{\Large\bfseries A Recurrent Neural Network on chip\par}
\vspace{10pt}
\textbf{Authors:}\\
David Lanzendörfer
%David Lanzendörfer, Hernani Marques
\vspace{10pt}
%\textbf{Contributors:}\\
%Crow
\vspace{10pt}
\textbf{Date:}\\
\today
\vspace{10pt}
%\includegraphics[width=300pt]{img/sydney1.jpeg}
\vspace{10pt}
\textbf{Institution or Organization:}\\
Freedom Club
\vspace{10pt}
\textbf{Contact Information:}\\
leviathan@libresilicon.com
\end{titlepage}
\begin{abstract}
\setlength{\parindent}{0pt}
In the past couple of years generative AI has received a lot of attention and is getting increased traction in various fields, being used for generating audio, video, image and text.
However, current day AI solutions are centrally hosted and the generation is being done by transformers running distributed on a huge array of GPUs.
This solution has many drawbacks, mainly the power consumption which comes from such a large set of GPUs, but it also is a problem when it comes to privacy.
All the inference requests have to be forwarded to those server farms and it's not certain what the operator will do with the logs of the inference requests.
Considering that OpenAI is an American company and as such subject to FISA, it makes it impossible for public administration offices like the European federal bureaucracies to use ChatGPT, despite its potential benefits and decrease in inefficiencies it would offer to government administration processes which are well known to be inherently inefficient by nature.

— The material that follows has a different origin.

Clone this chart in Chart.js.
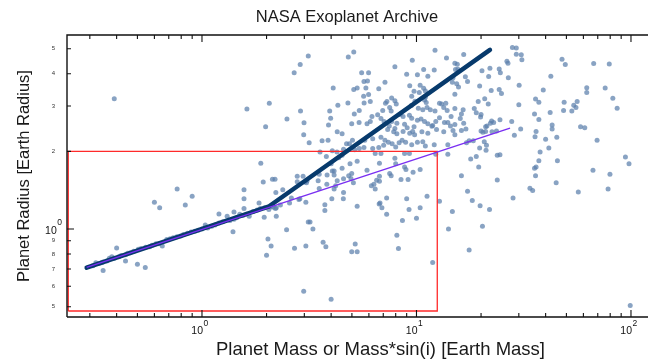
<!DOCTYPE html>
<html><head><meta charset="utf-8">
<script src="https://cdn.jsdelivr.net/npm/chart.js@4"></script>
<style>
html,body{margin:0;padding:0;background:#fff;overflow:hidden;}
#wrap{width:648px;height:360px;overflow:hidden;position:relative;background:#fff;}
canvas{display:block;}
</style></head><body>
<div id="wrap"><canvas id="c" width="724" height="360"></canvas></div>
<script>
// [mass (Earth masses), radius (Earth radii)]
const planets = [
[0.31,0.72],[0.32,0.74],[0.33,0.735],[0.34,0.74],[0.346,0.745],[0.36,0.752],[0.37,0.77],[0.38,0.78],[0.39,0.77],[0.41,0.78],[0.42,0.79],[0.44,0.794],[0.45,0.806],[0.463,0.81],[0.48,0.82],[0.505,0.834],[0.52,0.84],[0.546,0.85],[0.57,0.854],[0.585,0.865],[0.61,0.877],[0.63,0.877],[0.685,0.91],[0.71,0.917],[0.734,0.925],[0.764,0.933],[0.795,0.94],[0.82,0.953],[0.855,0.962],[0.89,0.973],[0.927,0.98],[0.96,0.988],[1.0,1.0],[1.036,1.037],[1.063,1.01],[1.11,1.025],[1.15,1.037],[1.2,1.055],[1.25,1.067],[1.31,1.12],[1.35,1.08],[1.41,1.09],[1.45,1.105],[1.5,1.14],[1.55,1.127],[1.61,1.14],[1.66,1.12],[1.73,1.17],[1.81,1.185],[1.87,1.2],[1.96,1.21],[2.05,1.19],[2.1,1.22],
[0.40,0.845],[0.346,0.69],[0.44,0.752],[0.50,0.73],[0.544,0.71],[0.6,1.27],[0.635,1.21],[0.766,1.43],[0.836,1.24],[0.9,1.34],[0.653,0.86],[1.2,1.143],[1.395,0.976],[1.41,1.165],[1.57,1.42],[1.57,1.2],[1.88,1.8],[1.93,1.52],[1.845,1.26],[1.95,1.11],[2.03,0.914],[2.1,0.86],[2.0,0.792],[2.13,1.56],[2.19,1.56],[2.21,1.385],[2.2,1.2],[2.22,1.12],[2.32,1.24],[2.38,1.42],[2.48,0.994],[2.56,1.26],[2.61,1.32],[2.7,0.842],[2.78,1.6],[2.96,1.6],[2.83,1.3],[2.86,1.31],[3.05,0.86],[3.05,1.27],[3.13,1.065],[0.39,3.2],
[3.13,4.68],[2.87,4.34],[2.69,4.03],[1.62,2.92],[2.06,3.07],[2.88,2.87],[2.49,2.67],[2.99,2.58],[1.98,2.49],[2.98,2.32],[3.16,2.16],[2.78,1.525],[3.07,1.51],[2.22,1.21],[2.15,1.215],[2.98,0.574],[1.57,1.31],
[4.81,4.64],[5.1,4.85],[5.55,4.03],[5.98,4.03],[4.09,3.52],[5.1,3.47],[5.29,3.52],[5.81,3.52],[5.69,3.73],[5.91,3.75],[6.67,3.5],[5.67,3.27],[5.98,3.32],[6.09,3.12],[5.7,3.08],[4.79,3.08],[4.3,3.02],[3.94,2.87],[5.13,2.79],[5.41,2.88],[6.2,2.73],[6.59,2.77],[3.98,2.69],[4.99,2.56],[5.4,2.59],[5.88,2.56],[6.09,2.61],[3.89,2.53],[4.27,2.38],[4.5,2.34],[3.63,2.2],[3.87,2.21],[5.74,2.21],[6.25,2.24],[5.03,2.21],[4.72,2.14],[4.87,2.14],[5.41,2.05],[5.69,2.07],[6.25,2.05],[6.67,2.07],[4.57,2.04],[4.05,2.01],[4.26,1.99],[3.55,1.99],[5.15,2.03],[5.29,1.83],[4.9,1.79],[4.5,1.93],[4.34,1.89],[3.8,1.91],[6.72,1.8],[4.0,1.79],[4.5,1.72],[4.13,1.68],[4.05,1.68],[4.99,1.64],[4.83,1.61],[5.88,1.69],[3.52,1.63],[3.83,1.62],[4.13,1.62],[4.57,1.565],[3.09,1.54],[3.02,1.52],[3.48,1.54],[3.82,1.49],[4.27,1.54],[5.08,1.51],[4.95,1.57],[6.33,1.49],[6.16,1.47],[6.52,1.545],[6.72,1.6],[4.2,1.47],[3.52,1.435],[4.13,1.43],[4.57,1.385],[4.56,1.31],[4.03,1.31],[3.74,1.243],[3.74,1.18],[5.29,1.226],[6.7,1.25],[3.19,1.065],[3.29,1.0],[3.67,0.888],[3.78,0.853],[5.18,0.874],[4.99,0.816],[5.29,0.816],[4.0,0.534],
[12.2,4.93],[13.8,4.6],[9.56,4.51],[7.93,4.26],[10.8,4.15],[12.1,4.13],[9.0,3.98],[10.1,3.96],[11.3,3.91],[7.13,3.71],[9.3,3.59],[10.4,3.61],[10.8,3.51],[11.0,3.43],[9.74,3.42],[10.3,3.38],[9.5,3.27],[7.66,3.22],[7.93,3.14],[7.28,3.12],[8.05,3.05],[7.17,3.07],[11.0,3.24],[10.9,3.16],[11.1,3.09],[12.8,3.07],[13.1,3.05],[13.7,3.07],[13.4,2.96],[9.84,3.13],[9.46,3.01],[7.5,2.96],[7.62,2.87],[6.96,2.88],[10.2,2.94],[10.7,2.9],[11.2,2.96],[11.6,2.9],[12.2,2.87],[6.83,2.68],[7.06,2.61],[8.4,2.78],[8.66,2.73],[9.27,2.76],[9.5,2.69],[10.1,2.64],[10.5,2.67],[10.9,2.61],[11.3,2.56],[11.9,2.52],[12.3,2.61],[12.8,2.7],[13.5,2.59],[14.0,2.59],[7.66,2.61],[8.1,2.57],[7.47,2.51],[7.93,2.45],[7.34,2.43],[7.83,2.38],[8.1,2.34],[8.8,2.55],[9.05,2.47],[8.66,2.39],[9.3,2.35],[9.74,2.49],[9.6,2.39],[9.8,2.32],[10.6,2.38],[11.3,2.35],[11.8,2.5],[12.4,2.43],[13.4,2.38],[6.83,2.27],[7.13,2.21],[7.4,2.17],[8.3,2.16],[8.57,2.21],[8.9,2.17],[9.5,2.12],[10.1,2.17],[10.7,2.18],[7.03,2.11],[7.7,2.14],[8.0,2.08],[11.0,2.1],[12.1,2.12],[6.42,1.96],[6.83,1.96],[8.8,1.96],[9.27,1.96],[12.3,1.95],[7.93,1.88],[8.0,1.79],[8.8,1.74],[8.93,1.7],[10.4,1.7],[9.64,1.66],[7.5,1.64],[7.62,1.61],[8.47,1.555],[9.14,1.555],[6.72,1.53],[6.42,1.43],[7.26,1.32],[9.0,1.31],[11.2,1.34],[6.76,1.26],[6.9,1.21],[10.4,1.21],[9.23,1.19],[7.26,1.14],[10.0,1.1],[8.6,1.08],[12.8,1.28],[14.1,1.0],[8.1,0.945],[8.24,0.84],[11.9,0.742],
[28.0,5.05],[29.2,5.03],[29.2,4.76],[30.8,4.74],[31.0,4.53],[16.6,4.75],[26.4,4.47],[26.7,4.39],[15.1,4.39],[15.5,4.35],[15.6,4.16],[15.2,4.15],[20.2,4.11],[22.0,4.2],[24.3,4.17],[24.6,4.03],[16.9,3.89],[17.3,3.73],[21.7,3.9],[26.8,3.86],[14.7,3.71],[15.4,3.66],[15.7,3.55],[14.8,3.86],[19.7,3.58],[22.3,3.44],[24.3,3.47],[24.9,3.35],[30.1,3.61],[15.1,3.33],[20.8,3.2],[19.4,3.12],[21.6,3.05],[18.6,2.93],[19.0,2.82],[20.0,2.78],[19.9,2.72],[13.9,2.88],[15.1,2.93],[16.5,2.9],[16.2,2.79],[14.5,2.73],[30.0,3.03],[16.0,2.68],[16.6,2.57],[15.1,2.54],[14.4,2.51],[14.8,2.41],[15.1,2.32],[16.2,2.41],[17.0,2.44],[22.4,2.62],[22.9,2.59],[22.1,2.57],[21.3,2.51],[24.5,2.65],[21.0,2.49],[20.0,2.4],[20.4,2.37],[21.0,2.39],[22.5,2.38],[23.6,2.4],[27.8,2.61],[28.6,2.31],[30.6,2.44],[17.6,2.2],[18.4,2.2],[20.7,2.18],[17.1,2.16],[14.0,2.12],[19.7,2.06],[21.2,2.11],[21.1,2.02],[14.0,1.95],[17.9,1.87],[19.0,1.91],[23.8,1.93],[24.5,1.94],[19.5,1.74],[16.2,1.61],[23.8,1.55],[17.3,1.4],[18.2,1.29],[19.8,1.23],[21.9,1.19],[28.2,1.32],[14.7,1.17],[20.3,1.025],[17.6,0.83],[35.9,3.19],[37.2,3.1],[35.5,2.79],[36.1,2.39],[35.7,2.28],[37.7,1.99],[37.2,1.84],[36.1,1.74],[35.5,1.72],[35.9,1.61],[33.8,1.44],[34.8,1.41],
[47.7,4.55],[49.4,4.34],[67.0,4.38],[79.2,4.36],[42.3,3.91],[39.0,3.46],[62.2,3.53],[62.2,3.38],[75.8,3.52],[82.3,3.21],[86.2,2.94],[48.8,3.1],[56.1,3.12],[54.1,3.02],[55.4,2.96],[53.0,2.87],[48.5,2.88],[42.0,2.83],[37.2,2.66],[42.9,2.53],[42.9,2.44],[58.2,2.49],[60.9,2.47],[40.0,2.23],[45.1,2.27],[69.5,2.21],[41.4,2.06],[45.4,1.84],[66.5,1.69],[79.8,1.63],[94.2,1.9],[97.9,1.79],[44.8,1.51],[56.8,1.39],[78.2,1.43],[99.2,0.505]
];
// broken power law (thick) and single power law (thin)
const brokenLaw = [[0.29,0.708],[2.04,1.22],[22.0,4.95]];
const singleLaw = [[0.29,0.71],[27.3,2.46]];
// selection box
const boxCorners = [[0.238,0.481],[0.238,2.0],[12.5,2.0],[12.5,0.481],[0.238,0.481]];

const xRange = [0.2348, 196.7];
const yRange = [0.456, 5.65];
const xTickValues = [0.3,0.4,0.5,0.6,0.7,0.8,0.9,1,2,3,4,5,6,7,8,9,10,20,30,40,50,60,70,80,90,100];
const xMajorTicks = [1,10,100];
const xMajorExp = ['0','1','2'];
const yTickValues = [0.5,0.6,0.7,0.8,0.9,1,2,3,4,5];
const yTickLabels = ['5','6','7','8','9','','2','3','4','5'];
const yMajorTicks = [1];
const yMajorExp = ['0'];

const FONT = '"Liberation Sans", Arial, Helvetica, sans-serif';
const toXY = arr => arr.map(p => ({x: p[0], y: p[1]}));

const framePlugin = {
  id: 'frame',
  afterDraw(chart) {
    const {ctx, chartArea: a, scales: {x, y}} = chart;
    ctx.save();
    ctx.strokeStyle = '#111';
    ctx.lineWidth = 1.4;
    ctx.beginPath();
    ctx.moveTo(a.left, a.bottom); ctx.lineTo(a.left, a.top); ctx.lineTo(a.right, a.top);
    ctx.lineTo(a.right, a.bottom); ctx.lineTo(a.left, a.bottom);
    ctx.stroke();
    ctx.lineWidth = 1.1;
    ctx.beginPath();
    xTickValues.forEach(v => {
      const px = x.getPixelForValue(v);
      const len = xMajorTicks.includes(v) ? 7 : 4;
      ctx.moveTo(px, a.bottom); ctx.lineTo(px, a.bottom - len);
      ctx.moveTo(px, a.top); ctx.lineTo(px, a.top + len);
    });
    yTickValues.forEach(v => {
      const py = y.getPixelForValue(v);
      const len = yMajorTicks.includes(v) ? 7 : 4;
      ctx.moveTo(a.left, py); ctx.lineTo(a.left + len, py);
      ctx.moveTo(a.right, py); ctx.lineTo(a.right - len, py);
    });
    ctx.stroke();
    ctx.fillStyle = '#111';
    ctx.textBaseline = 'middle';
    xMajorTicks.forEach((v, i) => {
      const px = x.getPixelForValue(v);
      ctx.font = '10.5px ' + FONT; ctx.textAlign = 'right';
      ctx.fillText('10', px + 1, a.bottom + 14);
      ctx.font = '8.5px ' + FONT; ctx.textAlign = 'left';
      ctx.fillText(xMajorExp[i], px + 1.5, a.bottom + 7);
    });
    yMajorTicks.forEach((v, i) => {
      const py = y.getPixelForValue(v);
      ctx.font = '8.5px ' + FONT; ctx.textAlign = 'right';
      const right = a.left - 5;
      ctx.fillText(yMajorExp[i], right, py - 6);
      const w = ctx.measureText(yMajorExp[i]).width;
      ctx.font = '10.5px ' + FONT;
      ctx.fillText('10', right - w - 0.5, py + 2);
    });
    ctx.restore();
  }
};

new Chart(document.getElementById('c'), {
  type: 'scatter',
  data: {
    datasets: [
      {data: toXY(singleLaw), showLine: true, borderColor: '#7a2ff2', borderWidth: 1.4, pointRadius: 0, order: 0, fill: false},
      {data: toXY(brokenLaw), showLine: true, borderColor: '#073a6c', borderWidth: 4.5, borderCapStyle: 'round', borderJoinStyle: 'round', pointRadius: 0, order: 1, fill: false},
      {data: toXY(boxCorners), showLine: true, borderColor: '#ff2a2a', borderWidth: 1.3, pointRadius: 0, order: 2, fill: false},
      {data: toXY(planets), pointRadius: 2.5, pointHoverRadius: 2.5, pointBorderWidth: 0, backgroundColor: 'rgba(92,127,172,0.72)', borderColor: 'rgba(0,0,0,0)', order: 3}
    ]
  },
  options: {
    responsive: false,
    animation: false,
    devicePixelRatio: 1,
    layout: {padding: {left: 0, right: 30, top: 0, bottom: 0}},
    plugins: {
      legend: {display: false},
      tooltip: {enabled: false},
      title: {display: true, text: 'NASA Exoplanet Archive', color: '#1a1a1a',
        font: {family: FONT, size: 16.5, weight: 'normal', lineHeight: 1.2}, padding: {top: 7.6, bottom: 7.6}}
    },
    scales: {
      x: {
        type: 'logarithmic', position: 'bottom', min: xRange[0], max: xRange[1],
        grid: {display: false}, border: {display: false},
        ticks: {display: false},
        afterBuildTicks: s => { s.ticks = xTickValues.map(v => ({value: v})); },
        afterFit: s => { s.height = 43; },
        title: {display: true, text: 'Planet Mass or Mass*sin(i) [Earth Mass]', color: '#1a1a1a',
          font: {family: FONT, size: 18.5, lineHeight: 1.1}, padding: {top: 0, bottom: 0}}
      },
      y: {
        type: 'logarithmic', position: 'left', min: yRange[0], max: yRange[1],
        grid: {display: false}, border: {display: false},
        afterBuildTicks: s => { s.ticks = yTickValues.map(v => ({value: v})); },
        afterFit: s => { s.width = 67; },
        ticks: {
          autoSkip: false, padding: 4, color: '#333',
          font: {family: FONT, size: 6},
          callback: v => { const i = yTickValues.indexOf(v); return i >= 0 ? yTickLabels[i] : ''; }
        },
        title: {display: true, text: 'Planet Radius [Earth Radius]', color: '#1a1a1a',
          font: {family: FONT, size: 16.5, lineHeight: 1.2}, padding: {top: 15, bottom: 0}}
      }
    }
  },
  plugins: [framePlugin]
});
</script>
</body></html>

Personal GPT addresses those problems by packing a Large Language Model onto a chip which can be attached to a computer over USB and can generate text without the need of an internet connection.
All the data, confidential or not, stays within your own four walls.
\end{abstract}
\section{Introduction}
The Personal GPT architecture consists of three types of layers:
\begin{enumerate}
\item The Input layer, also known as the encoder
\item The Hidden layers, where all the parameters for the knowledge are being stored
\item The Output layer, also known as the decoder, which maps the positional vector provided by the hidden network back to a token.
\end{enumerate}
\begin{figure}[h]
\begin{tcolorbox}
\center
\includegraphics[width=400pt]{diagram1.png}
\caption{General diagram}
\end{tcolorbox}
\end{figure}
\subsection{Encoder Layer}
The encoder layer is composed of a configurable amount of input perceptrons, which are wired in a recurrent neural network configuration.
In this RNN configuration, the neuron does not only contain input synapses for the 16 input token bits (the token space of the GPT2 tokenizer) but also an input bit array containing the last encoded positional vector.
This way, the positional encoding becomes a continuous time series.